* DATA PROVIDED *
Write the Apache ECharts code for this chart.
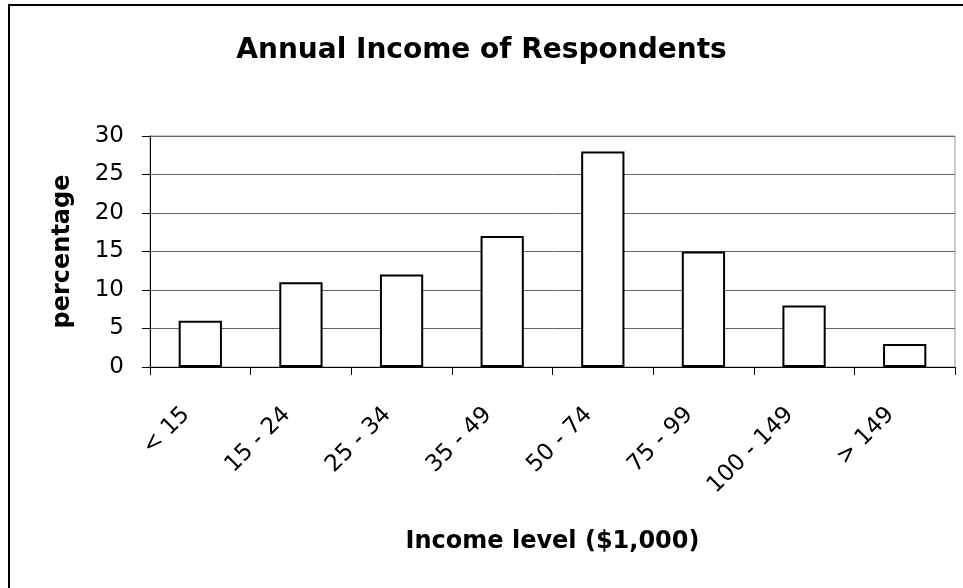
<!DOCTYPE html>
<html>
<head>
<meta charset="utf-8">
<script src="https://cdn.jsdelivr.net/npm/echarts@6/dist/echarts.min.js"></script>
<style>html,body{margin:0;padding:0;background:#fff;}#c{width:963px;height:588px;}</style>
</head>
<body>
<div id="c"></div>
<script>
const categories = ['< 15', '15 - 24', '25 - 34', '35 - 49', '50 - 74', '75 - 99', '100 - 149', '> 149'];
const percentages = [6, 11, 12, 17, 28, 15, 8, 3];
const yTicks = { min: 0, max: 30, interval: 5 };

const chart = echarts.init(document.getElementById('c'), null, { renderer: 'canvas' });
const FONT = 'DejaVu Sans';
chart.setOption({
  animation: false,
  backgroundColor: '#fff',
  title: {
    text: 'Annual Income of Respondents',
    left: 'center',
    top: 32,
    textStyle: { fontFamily: FONT, fontSize: 28, fontWeight: 'bold', color: '#000' }
  },
  graphic: [{
    type: 'rect',
    shape: { x: 9, y: 5, width: 1000, height: 700 },
    style: { fill: 'none', stroke: '#000', lineWidth: 2 },
    silent: true
  }],
  grid: {
    left: 150, right: 8, top: 136, bottom: 221,
    show: true, borderColor: '#999', borderWidth: 1, backgroundColor: 'transparent'
  },
  xAxis: {
    type: 'category',
    data: categories,
    name: 'Income level ($1,000)',
    nameLocation: 'middle',
    nameGap: 163,
    nameTextStyle: { fontFamily: FONT, fontSize: 24, fontWeight: 'bold', color: '#000' },
    axisLine: { lineStyle: { color: '#000', width: 1 } },
    axisTick: { show: true, length: 8, lineStyle: { color: '#000' } },
    axisLabel: { rotate: 45, margin: 30, padding: [0, 20, 0, 0], fontFamily: FONT, fontSize: 23, color: '#000', interval: 0 },
    splitLine: { show: false }
  },
  yAxis: {
    type: 'value',
    min: yTicks.min, max: yTicks.max, interval: yTicks.interval,
    name: 'percentage',
    nameLocation: 'middle',
    nameGap: 75,
    nameTextStyle: { fontFamily: FONT, fontSize: 24, fontWeight: 'bold', color: '#000' },
    axisLine: { show: true, lineStyle: { color: '#000', width: 1 } },
    axisTick: { show: true, length: 8, lineStyle: { color: '#000' } },
    axisLabel: { margin: 26, fontFamily: FONT, fontSize: 23, color: '#000' },
    splitLine: { show: true, lineStyle: { color: '#666', width: 1 } }
  },
  series: [{
    type: 'bar',
    data: percentages,
    barWidth: '43%',
    itemStyle: { color: '#fff', borderColor: '#000', borderWidth: 2 }
  }]
});
</script>
</body>
</html>
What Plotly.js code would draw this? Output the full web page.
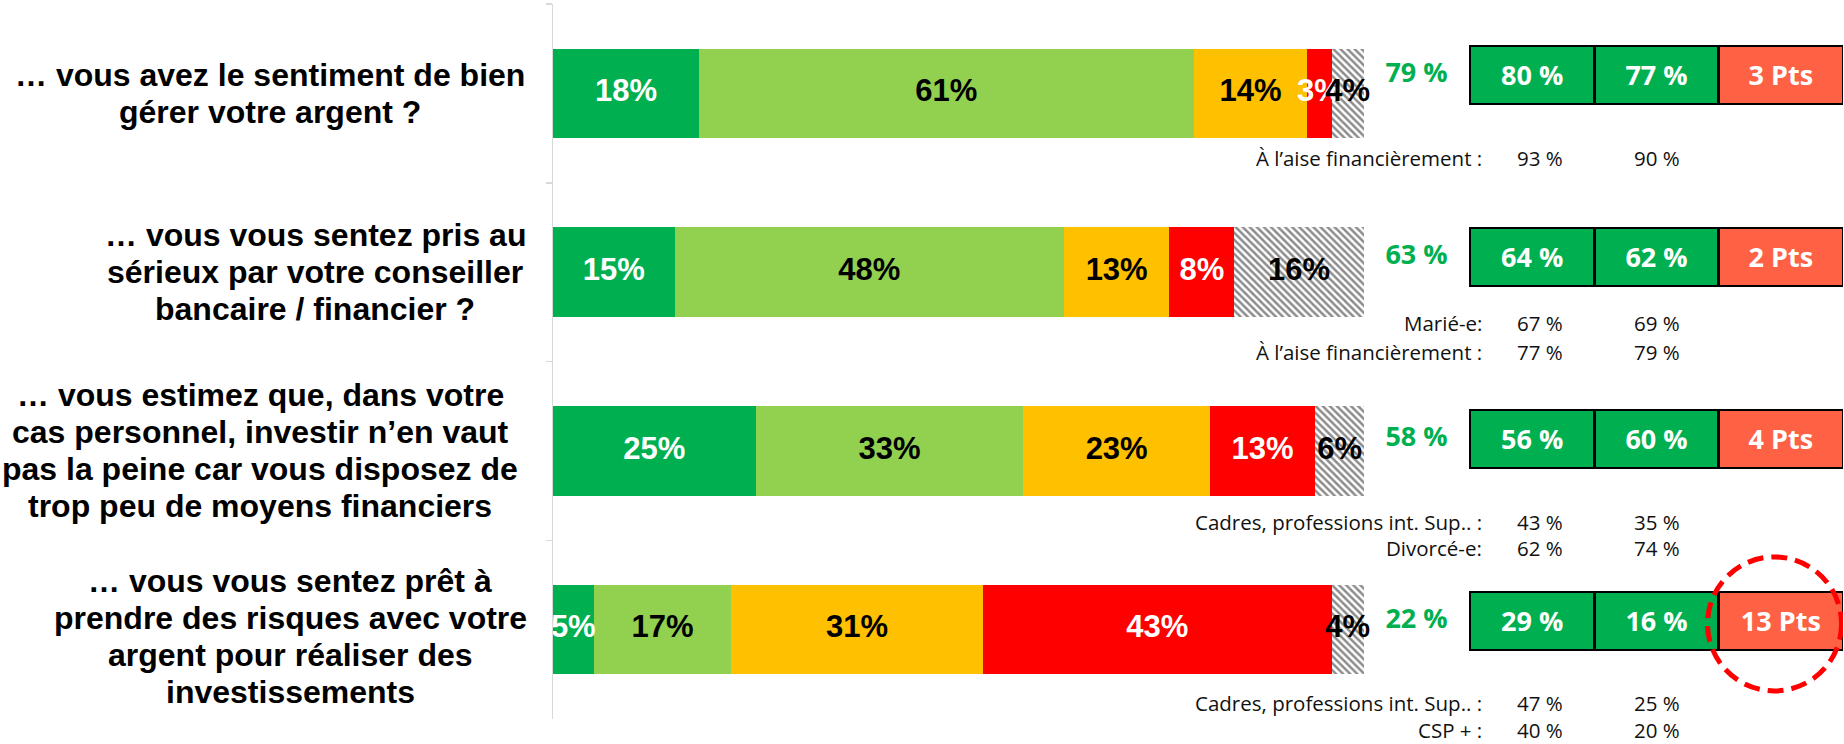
<!DOCTYPE html>
<html><head><meta charset="utf-8">
<script src="https://cdn.plot.ly/plotly-3.0.1.min.js"></script>
<style>html,body{margin:0;padding:0;background:#fff;} #chart{width:1844px;height:744px;}</style>
</head><body><div id="chart"></div>
<script>
// ---------- DATA ----------
const questionLines = [
  ["… vous avez le sentiment de bien", "gérer votre argent ?"],
  ["… vous vous sentez pris au", "sérieux par votre conseiller", "bancaire / financier ?"],
  ["… vous estimez que, dans votre", "cas personnel, investir n’en vaut", "pas la peine car vous disposez de", "trop peu de moyens financiers"],
  ["… vous vous sentez prêt à", "prendre des risques avec votre", "argent pour réaliser des", "investissements"]
];
const seriesNames = ["Oui, tout à fait", "Oui, plutôt", "Non, plutôt pas", "Non, pas du tout", "Ne se prononce pas"];
const valToutAFait = [18, 15, 25, 5];
const valPlutot    = [61, 48, 33, 17];
const valPlutotPas = [14, 13, 23, 31];
const valPasDuTout = [3, 8, 13, 43];
const valNsp       = [4, 16, 6, 4];

const totalOui  = [79, 63, 58, 22];
const groupA    = [80, 64, 56, 29];
const groupB    = [77, 62, 60, 16];
const ecartPts  = [3, 2, 4, 13];

const subLabels = [
  ["À l’aise financièrement :"],
  ["Marié-e:", "À l’aise financièrement :"],
  ["Cadres, professions int. Sup.. :", "Divorcé-e:"],
  ["Cadres, professions int. Sup.. :", "CSP + :"]
];
const subA = [[93], [67, 77], [43, 62], [47, 40]];
const subB = [[90], [69, 79], [35, 74], [25, 20]];

// ---------- STYLE / LAYOUT ----------
const W = 1844, H = 744, L = 553, T = 4, B = 25;
const plotW = W - L;
const px2paper = px => (px - L) / plotW;
const seriesColors = ["#00B050", "#92D050", "#FFC000", "#FF0000", "#FFFFFF"];
const labelColors = ["#FFFFFF", "#000000", "#000000", "#FFFFFF", "#000000"];
const labelCenterX = [270, 315, 260, 290];
const labelShiftY = [0, 0, 0, -7];
const subDy = [[0.454], [0.363, 0.52], [0.454, 0.597], [0.449, 0.6]];
const rowPx = 182;
const cellUnit = (1843 - 1470) / 3;
const arialB = "'Liberation Sans', Arial, sans-serif";
const calib = "'Open Sans', 'Noto Sans', sans-serif";

const cats = questionLines.map(l => l.join(' '));
const seriesVals = [valToutAFait, valPlutot, valPlutotPas, valPasDuTout, valNsp];

const traces = [];
seriesVals.forEach((vals, s) => {
  const tr = {
    type: 'bar', orientation: 'h', name: seriesNames[s],
    x: vals, y: cats, xaxis: 'x', yaxis: 'y',
    marker: { color: seriesColors[s], line: { width: 0 } },
    hoverinfo: 'skip', showlegend: false
  };
  if (s === 4) {
    tr.marker.pattern = { shape: '\\', fgcolor: '#1a1a1a', bgcolor: '#ffffff', size: 5, solidity: 0.5, fillmode: 'overlay' };
  }
  traces.push(tr);
});
// labels of the stacked segments
const cum = cats.map(() => 0);
seriesVals.forEach((vals, s) => {
  const mids = vals.map((v, i) => { const m = cum[i] + v / 2; cum[i] += v; return m; });
  traces.push({
    type: 'scatter', mode: 'text', x: mids, y: cats, xaxis: 'x', yaxis: 'y',
    text: vals.map(v => v + '%'), textposition: 'middle center',
    textfont: { family: arialB, size: 31, color: labelColors[s], weight: 700 },
    cliponaxis: s === 0, hoverinfo: 'skip', showlegend: false
  });
});

// table
const rowIdx = cats.map((c, i) => i);
const tableCols = [
  { vals: groupA, color: '#00B050', fmt: v => v + ' %' },
  { vals: groupB, color: '#00B050', fmt: v => v + ' %' },
  { vals: ecartPts, color: '#FF6144', fmt: v => v + ' Pts' }
];
tableCols.forEach(col => {
  traces.push({
    type: 'bar', orientation: 'h', x: col.vals.map(() => 1), y: rowIdx,
    xaxis: 'x2', yaxis: 'y2', width: 58.5 / rowPx,
    marker: { color: col.color, line: { color: '#000', width: 2.4 } },
    text: col.vals.map(col.fmt), textposition: 'inside', insidetextanchor: 'middle',
    textfont: { family: calib, size: 27, color: '#fff', weight: 700 },
    textangle: 0, constraintext: 'none',
    hoverinfo: 'skip', showlegend: false
  });
});
traces.push({
  type: 'scatter', mode: 'text', x: totalOui.map(() => -0.43), y: rowIdx,
  xaxis: 'x2', yaxis: 'y2', text: totalOui.map(v => v + ' %'),
  textfont: { family: calib, size: 27, color: '#00B050', weight: 700 },
  cliponaxis: false, hoverinfo: 'skip', showlegend: false
});

const annotations = [];
questionLines.forEach((lines, i) => {
  const n = lines.length;
  lines.forEach((ln, k) => {
    annotations.push({
      xref: 'paper', yref: 'y', x: px2paper(labelCenterX[i]), y: cats[i],
      yshift: ((n - 1) / 2 - k) * 37 + labelShiftY[i], xanchor: 'center', yanchor: 'middle',
      text: ln, showarrow: false,
      font: { family: arialB, size: 32, color: '#000', weight: 700 }
    });
  });
});
subLabels.forEach((lbls, i) => {
  lbls.forEach((lb, j) => {
    const yy = i + subDy[i][0];
    const ys = -(subDy[i][j] - subDy[i][0]) * rowPx;
    const f = { family: calib, size: 20.5, color: '#111' };
    annotations.push({ xref: 'x2', yref: 'y2', x: 0.11, y: yy, yshift: ys, xanchor: 'right', yanchor: 'middle', text: lb, showarrow: false, font: f });
    annotations.push({ xref: 'x2', yref: 'y2', x: 0.56, y: yy, yshift: ys, xanchor: 'center', yanchor: 'middle', text: subA[i][j] + ' %', showarrow: false, font: f });
    annotations.push({ xref: 'x2', yref: 'y2', x: 1.5, y: yy, yshift: ys, xanchor: 'center', yanchor: 'middle', text: subB[i][j] + ' %', showarrow: false, font: f });
  });
});

const maxIdx = ecartPts.indexOf(Math.max(...ecartPts));
const shapes = [{
  type: 'circle', xref: 'x2', yref: 'y2', xsizemode: 'pixel', ysizemode: 'pixel',
  xanchor: 2 + (1774.5 - 1470 - 2 * cellUnit) / cellUnit, yanchor: maxIdx + 0.016,
  x0: -67, x1: 67, y0: -67, y1: 67,
  line: { color: '#FF0000', width: 5, dash: '16px,8px' }, fillcolor: 'rgba(0,0,0,0)', layer: 'above'
}];

const layout = {
  width: W, height: H,
  margin: { l: L, r: 0, t: T, b: B, pad: 0 },
  paper_bgcolor: '#fff', plot_bgcolor: 'rgba(0,0,0,0)',
  barmode: 'stack', bargap: 0.5, showlegend: false,
  xaxis: { domain: [0, px2paper(1364)], range: [0, 100], visible: false, fixedrange: true },
  yaxis: {
    type: 'category', categoryorder: 'array', categoryarray: cats, autorange: 'reversed',
    showline: true, linecolor: '#d9d9d9', linewidth: 1.5, ticks: 'outside', tickson: 'boundaries',
    ticklen: 6, tickcolor: '#d9d9d9', tickwidth: 1.5, showticklabels: false, showgrid: false, zeroline: false
  },
  xaxis2: { domain: [px2paper(1470 - 0.8 * cellUnit), px2paper(1843)], range: [-0.8, 3], anchor: 'y2', visible: false },
  yaxis2: { domain: [0, 1], range: [3.5385, -0.390], anchor: 'x2', visible: false },
  annotations: annotations,
  shapes: shapes
};

Plotly.newPlot('chart', traces, layout, { displayModeBar: false, staticPlot: true });
</script>
</body></html>
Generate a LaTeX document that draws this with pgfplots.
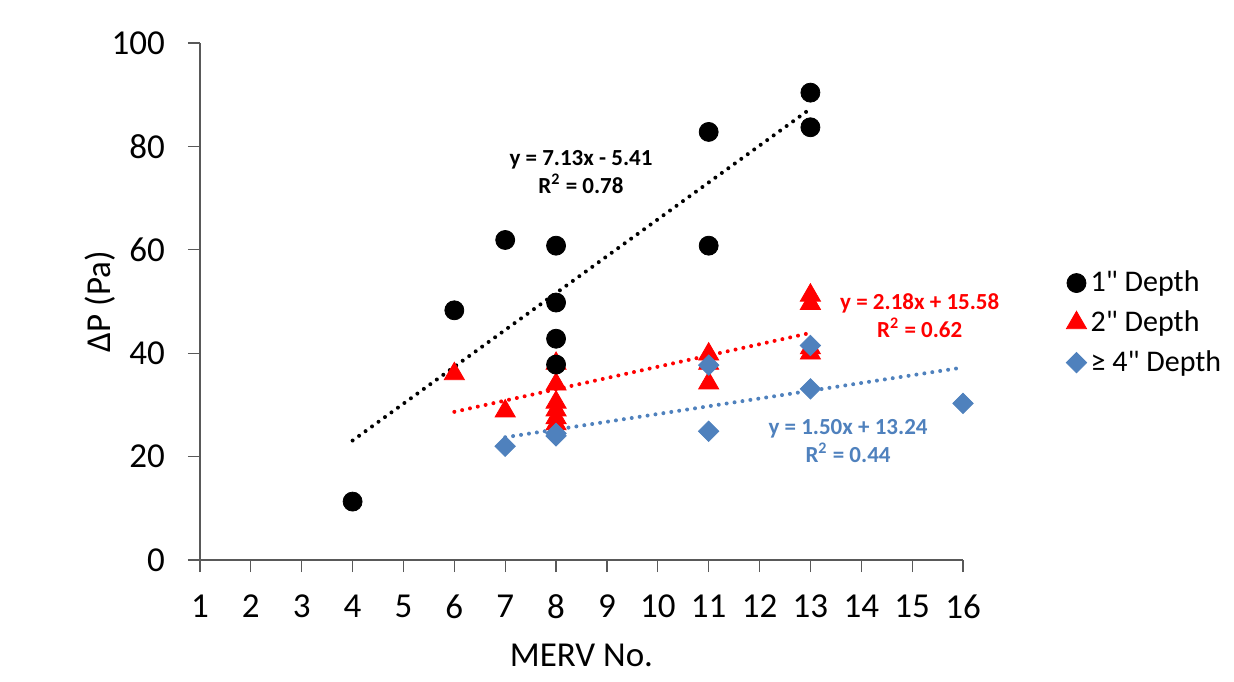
\documentclass[border=0pt]{standalone}
\usepackage{pgfplots}
\pgfplotsset{compat=1.18}
\usepackage{fontspec}
\setmainfont{Carlito}[Ligatures=TeXOff]

\definecolor{blk}{RGB}{0,0,0}
\definecolor{rd}{RGB}{255,0,0}
\definecolor{bl}{RGB}{79,129,189}
\definecolor{axcol}{RGB}{89,89,89}

\begin{document}
\begin{tikzpicture}
\path[use as bounding box] (-100pt,-60.5pt) rectangle (517pt,280pt);
\begin{axis}[
    at={(0,0)}, anchor=south west,
    scale only axis,
    width=381.5pt, height=258.5pt,
    xmin=1, xmax=16, ymin=0, ymax=100,
    xtick={1,2,...,16}, ytick={0,20,...,100},
    axis x line*=bottom, axis y line*=left,
    x axis line style={-, draw=axcol, line width=0.6pt},
    y axis line style={-, draw=axcol, line width=0.6pt},
    tick style={draw=axcol, line width=0.6pt},
    tick align=outside,
    major tick length=6pt,
    /pgf/number format/assume math mode=true,
    tick label style={font=\fontsize{17.5}{20}\selectfont},
    xticklabel style={yshift=-8pt},
    yticklabel style={xshift=-8pt},
    xlabel={MERV No.},
    ylabel={ΔP (Pa)},
    every axis x label/.style={at={(rel axis cs:0.5,0)}, anchor=center, yshift=-47.5pt, font=\fontsize{17.5}{20}\selectfont},
    every axis y label/.style={at={(rel axis cs:0,0.5)}, anchor=center, xshift=-50pt, rotate=90, font=\fontsize{17.5}{20}\selectfont},
    clip=false,
    legend style={at={(1.127,0.575)}, anchor=north west, draw=none, fill=none,
        font=\fontsize{15}{18}\selectfont, row sep=4pt,
        legend cell align=left},
]

% trendlines
\addplot[forget plot, blk, line width=2pt, line cap=round, dash pattern=on 0pt off 4pt] coordinates {(4,23.11) (13,87.28)};
\addplot[forget plot, rd, line width=2pt, line cap=round, dash pattern=on 0pt off 4pt] coordinates {(6,28.66) (13,43.92)};
\addplot[forget plot, bl, line width=2pt, line cap=round, dash pattern=on 0pt off 4pt] coordinates {(7,23.74) (16,37.24)};

% 2" Depth
\addplot[forget plot, only marks, mark=triangle*, mark size=5.8pt, color=rd] coordinates {
    (6,36.0) (7,28.8)
    (8,38.0) (8,34.0) (8,30.5) (8,29.0) (8,27.5) (8,26.3)
    (11,39.8) (11,38.0) (11,34.2)
    (13,51.2) (13,49.6) (13,41.0) (13,40.0)
};

% 1" Depth
\addplot[forget plot, only marks, mark=*, mark size=4.75pt, color=blk] coordinates {
    (4,11.3) (6,48.3) (7,61.9)
    (8,60.8) (8,49.8) (8,42.8) (8,37.8)
    (11,82.8) (11,60.8)
    (13,90.4) (13,83.7)
};

% >= 4" Depth
\addplot[forget plot, only marks, mark=square*, mark size=3.6pt, mark options={rotate=45}, color=bl] coordinates {
    (7,22.0) (8,24.5) (8,24.0)
    (11,37.7) (11,24.9)
    (13,41.5) (13,33.1)
    (16,30.3)
};

\addlegendimage{only marks, mark=*, mark size=4.75pt, color=blk}
\addlegendentry{1" Depth}
\addlegendimage{only marks, mark=triangle*, mark size=5.8pt, color=rd}
\addlegendentry{2" Depth}
\addlegendimage{only marks, mark=square*, mark size=3.6pt, mark options={rotate=45}, color=bl}
\addlegendentry{≥ 4" Depth}

% equations
\node[font=\bfseries\fontsize{11.5}{14}\selectfont, align=center, text=blk] at (axis cs:8.49,75.1) {y = 7.13x - 5.41\\R\textsuperscript{2} = 0.78};
\node[font=\bfseries\fontsize{11.5}{14}\selectfont, align=center, text=rd] at (axis cs:15.15,47.3) {y = 2.18x + 15.58\\R\textsuperscript{2} = 0.62};
\node[font=\bfseries\fontsize{11.5}{14}\selectfont, align=center, text=bl] at (axis cs:13.74,23.1) {y = 1.50x + 13.24\\R\textsuperscript{2} = 0.44};

\end{axis}
\end{tikzpicture}
\end{document}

* GOAL *
Return each line that includes "code".

* TASK OUTPUT *
Write the Apache ECharts code for this chart.
What Plotly.js code would draw this? Output the full web page.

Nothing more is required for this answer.